Le moteur municipal n’est pas seul. La machine culturelle travaille à plein régime. Au point que pour le quotidien espagnol, El País, Bogotá serait aujourd’hui l’un des laboratoires de l’art contemporain. La grande foire espagnole de l’art, Arco a consacré pour son édition 2015, la Colombie. Mitte, une galerie berlinoise, a invité un muraliste colombien, Oscar González, surnommé “Guache”. La France a programmé une année de la Colombie en 2016.

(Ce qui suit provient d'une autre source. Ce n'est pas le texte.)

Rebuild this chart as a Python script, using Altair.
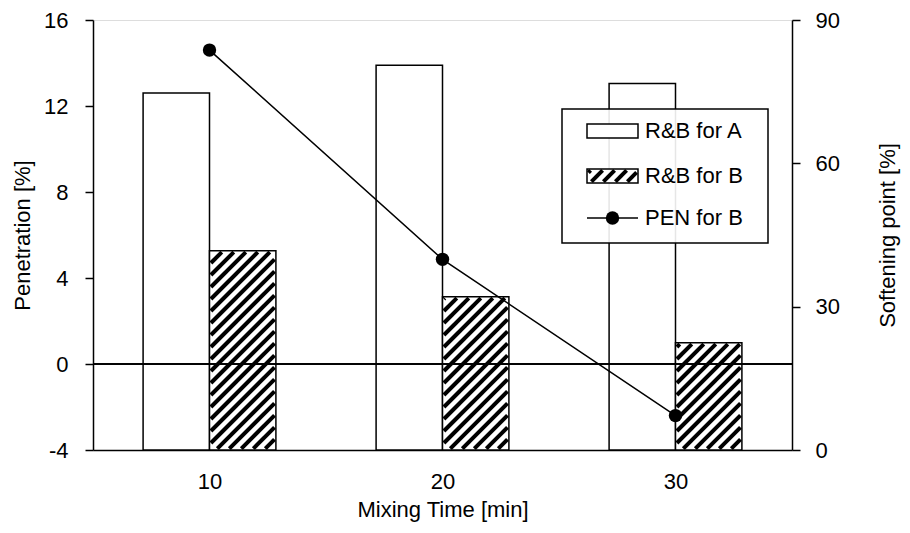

Pour l’heure, même le festival de Cannes, a ouvert une fenêtre colombienne. Bien qu’il ait, à la différence de son homologue berlinois, peu d’atomes crochus latino-américains, sa semaine de la critique a fait quelques petites exceptions. La Colombie est du lot, avec le film, La tierra y la sombra, premier long métrage d’un jeune réalisateur, César Augusto Acevedo.

La violence bien sûr est toujours là. Les inégalités sont toujours aussi lisibles. Les conflits de toute sorte perturbent les périphéries du pays. La délinquance pose encore problème dans les villes. Pourtant la vitalité artistique et créative toujours plus forte, témoigne d’un changement d’époque. Quelque part le dialogue engagé en 2012 par le gouvernement et les FARC (Forces armées révolutionnaires de Colombie) résume ce moment particulier, mêlant espoirs, incertitudes, et créativité. Les bistrots, théâtres de poche, musées et librairies, ont fait reculer les zones d’ombre dans le vieux quartier bogotan de la Candelaria. Et dans le tout proche palais de Nariño, le président de la République, Juan Manuel Santos, initiateur d’un dialogue inédit avec la guérilla, siège dans un gouvernement tout aussi insolite. Deux de ses ministres, deux femmes, vivent en couple, de façon publique et avouée.

Le petit air de folie, qui perle de Macondo, est toujours aussi présent. Moins sanglant, il reste tout aussi déstabilisant. Le 17 avril en pleine page, un acteur colombien renommé, Juan Tarquino accordait un entretien exclusif au quotidien, El Tiempo. La titraille du papier titillait le sens commun : “M’asseoir pour pleurer n’allait pas me rendre ma Piaf”. Piaf est le nom du chien de compagnie de Juan Tarquino. L’article raconte les retrouvailles d’un animal de compagnie, égaré pendant plusieurs semaines ; et retrouvé grâce à l’une de ses amies, Mónica Blanco qui fait une thèse sur Édith Piaf.